If any or all of those efforts served to reduce the tax liabilities of the company, and perhaps those of its officers or employees, additional charges should be forthcoming. Many of the same operative facts potentially could be charged as the separate offense of falsifying business records. According to the New York Times, other potentially chargeable offenses could also include insurance fraud and a scheme to defraud lenders or others.

That brings us to Trump himself. His penchant for micromanagement is well known. Photographs of him smiling and signing huge stacks of tax forms related to his family business have been widely distributed. It also has been reported that Trump allegedly signed checks to reimburse the hush money payments and was likewise intimately involved in other operations of his company now under scrutiny. Trump has repeatedly denied any wrongdoing.

The fact that Trump likely will not be named in the first case or cases to be filed does not mean he can rest easy. We may well see more charging decisions before DA Cyrus Vance, Jr. leaves office at the end of this year. We do not, of course, know whether Trump will be among those charged — if anyone is. If the evidence does not merit it, he should not be. But given the known facts and the law, we believe Trump is at substantial risk.

Whether the case remains narrow or, as we suspect, it ultimately expands to include broader charges, we want to be clear that this is unlikely to be a slam-dunk case for the prosecution.

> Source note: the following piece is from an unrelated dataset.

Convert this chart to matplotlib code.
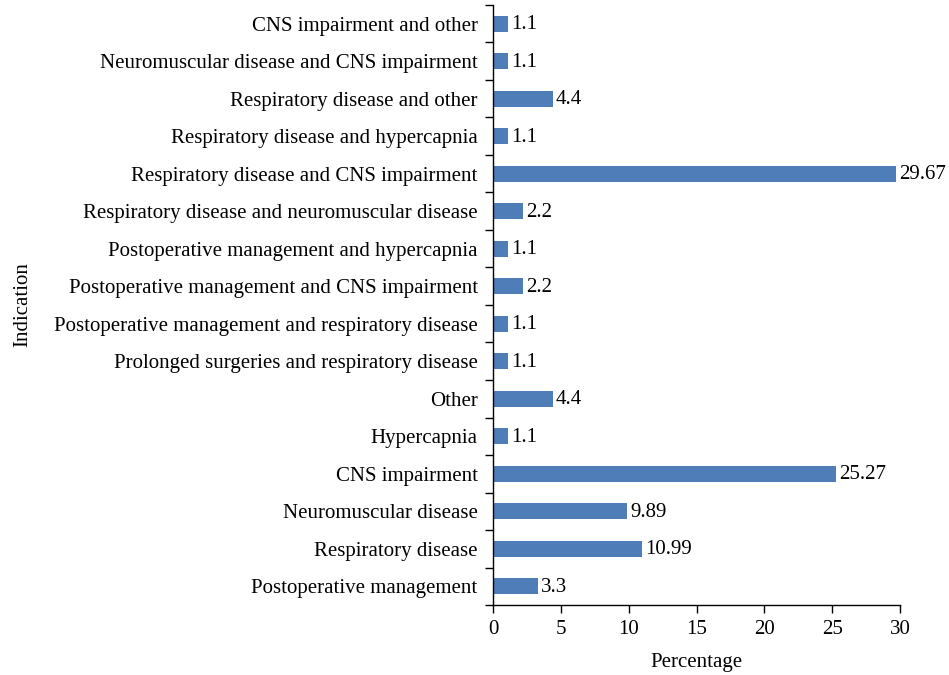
import numpy as np
import matplotlib.pyplot as plt

plt.rcParams['font.family'] = ['Liberation Serif', 'DejaVu Serif']

categories = [
    "Postoperative management",
    "Respiratory disease",
    "Neuromuscular disease",
    "CNS impairment",
    "Hypercapnia",
    "Other",
    "Prolonged surgeries and respiratory disease",
    "Postoperative management and respiratory disease",
    "Postoperative management and CNS impairment",
    "Postoperative management and hypercapnia",
    "Respiratory disease and neuromuscular disease",
    "Respiratory disease and CNS impairment",
    "Respiratory disease and hypercapnia",
    "Respiratory disease and other",
    "Neuromuscular disease and CNS impairment",
    "CNS impairment and other",
]
values = [3.3, 10.99, 9.89, 25.27, 1.1, 4.4, 1.1, 1.1, 2.2, 1.1, 2.2, 29.67, 1.1, 4.4, 1.1, 1.1]
value_labels = ["3.3", "10.99", "9.89", "25.27", "1.1", "4.4", "1.1", "1.1", "2.2", "1.1",
                "2.2", "29.67", "1.1", "4.4", "1.1", "1.1"]

fs = 15

fig = plt.figure(figsize=(9.49, 6.75), dpi=100)
ax = fig.add_axes([0.5195, 0.1037, 0.4289, 0.8889])

y = np.arange(len(categories))
ax.barh(y, values, height=0.43, color='#4F7DB8')
for yi, v, lab in zip(y, values, value_labels):
    ax.text(v + 0.25, yi - 0.03, lab, va='center', ha='left', fontsize=fs)

ax.set_xlim(0, 30)
ax.set_ylim(-0.5, len(categories) - 0.5)
ax.set_xticks(np.arange(0, 31, 5))
ax.set_yticks(y)
ax.set_yticklabels(categories, fontsize=fs)
ax.set_yticks(np.arange(-0.5, len(categories), 1), minor=True)
ax.tick_params(axis='y', which='major', length=0, pad=11)
ax.tick_params(axis='y', which='minor', length=6, direction='out', width=1)
ax.tick_params(axis='x', length=6, direction='out', labelsize=fs, width=1, pad=5)

for s in ['top', 'right']:
    ax.spines[s].set_visible(False)
for s in ['left', 'bottom']:
    ax.spines[s].set_linewidth(1)

ax.set_xlabel("Percentage", fontsize=fs, labelpad=10)
ax.set_ylabel("Indication", fontsize=fs, labelpad=16)

fig.savefig("out.png", dpi=100)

Our report includes an extended treatment of possible defenses. The Trump Organization and any executives charged could point to the passage of time, with some of the conduct appearing to fall outside the applicable statute of limitations period. They may argue a lack of criminal intent, including that they reasonably relied on the advice of professionals, such as accountants and lawyers, and therefore acted without the required intent to defraud.

And any charged individuals may attempt to argue unfair or selective prosecution for political reasons in court — or, as Trump has already done, in the court of public opinion. While rarely a sound defense under the law, the defense would need only one sympathetic juror to secure a hung jury and a mistrial.

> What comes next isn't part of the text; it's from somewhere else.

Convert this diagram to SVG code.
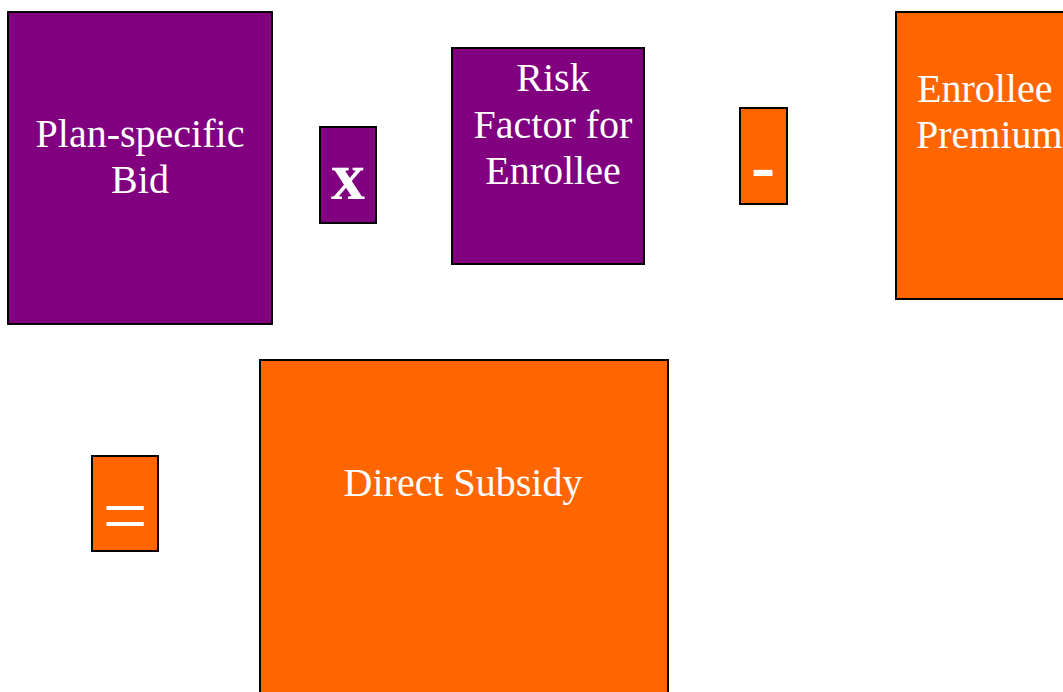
<svg xmlns="http://www.w3.org/2000/svg" width="1063" height="692" viewBox="0 0 1063 692">
<style>
.p{fill:#800080;stroke:#000;stroke-width:2}
.o{fill:#FF6600;stroke:#000;stroke-width:2}
.t{font-family:"Liberation Serif","Times New Roman",serif;font-size:40px;fill:#fff}
.c{text-anchor:middle}
</style>
<rect width="1063" height="692" fill="#fff"/>
<g id="bid"><rect class="p" x="8" y="12" width="264" height="312"/><text class="t c" x="140" y="147">Plan-specific</text><text class="t c" x="140" y="193">Bid</text></g>
<g id="times"><rect class="p" x="320" y="127" width="56" height="96"/><text class="t c" x="348" y="199" style="font-size:68px;font-weight:bold">x</text></g>
<g id="risk"><rect class="p" x="452" y="48" width="192" height="216"/><text class="t c" x="553" y="91">Risk</text><text class="t c" x="553" y="138">Factor for</text><text class="t c" x="553" y="184">Enrollee</text></g>
<g id="minus"><rect class="o" x="740" y="108" width="47" height="96"/><text class="t c" x="763" y="189.5" style="font-size:72px;font-weight:bold">-</text></g>
<g id="premium"><rect class="o" x="896" y="12" width="180" height="287"/><text class="t" x="917" y="102">Enrollee</text><text class="t" x="916" y="148">Premium</text></g>
<g id="equals"><rect class="o" x="92" y="456" width="66" height="95"/><text class="t c" x="125" y="543" style="font-size:80px">=</text></g>
<g id="subsidy"><rect class="o" x="260" y="360" width="408" height="340"/><text class="t c" x="463" y="496">Direct Subsidy</text></g>
<g id="connectors"/>
</svg>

But there are potentially powerful rejoinders to each of those points. Statutes of limitations can be extended in New York where there are ongoing conspiracies; prosecutors are permitted to count from the date of the most recent of the series of bad acts, allowing older, related conduct — otherwise outside the limitations period — to be swept in. Limitations periods are also extended where a potential defendant was out of the jurisdiction during the statutory period, as Trump was when occupying the White House.

Furthermore, if a defendant can be shown to have known an action is plainly wrong, or subverted professionals, all the advice in the world will not shield him or her. And the rejoinder to claims of political persecution is the principle that in America, the laws apply equally to everyone, no matter how powerful.

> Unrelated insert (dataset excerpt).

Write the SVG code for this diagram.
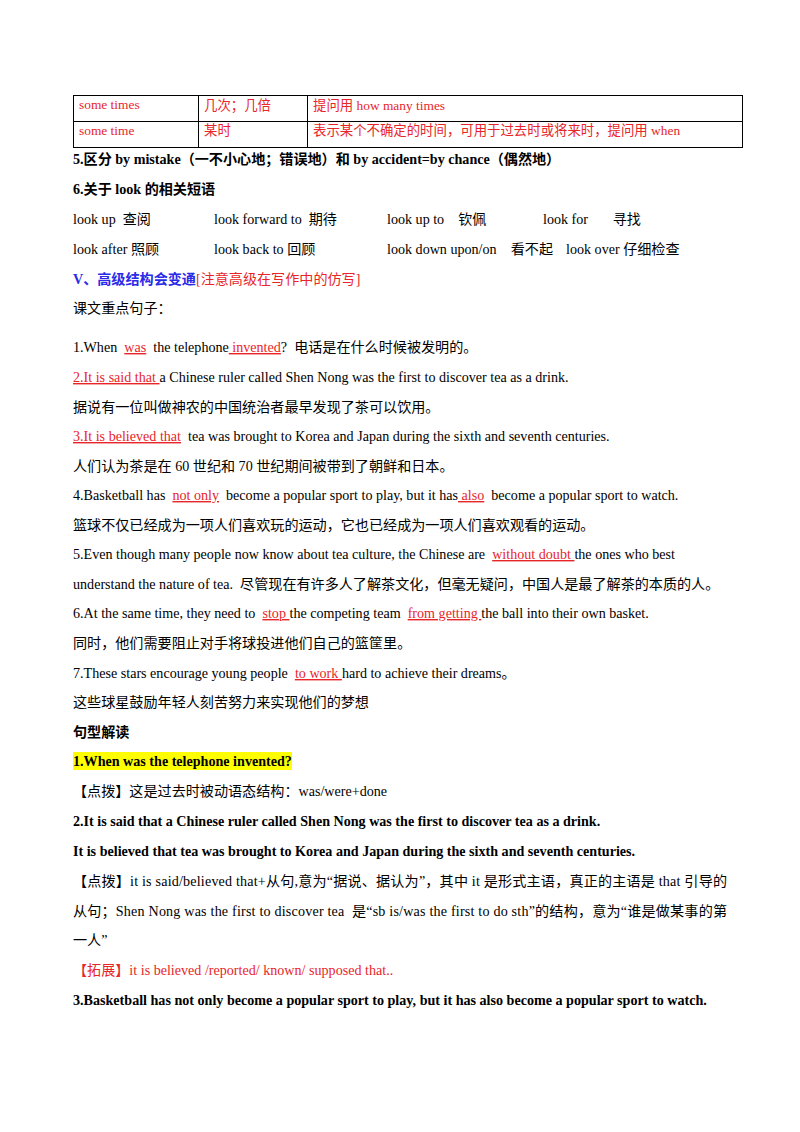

So far, we have been impressed with the dogged persistence of the DA, and we hope the prosecutors keep it up to get to the truth about Trump, whatever it may be. Vance and his team have fought through years of litigation to investigate Trump, including two ultimately successful trips to the US Supreme Court.

Having now teamed up with investigators from the New York Attorney General’s Office, the DA appears poised to file the first — but perhaps not the last — set of charges. The prosecution should continue pressing forward with its investigation of Trump for the most fundamental of American ideas: that no one is above the law, not even former presidents.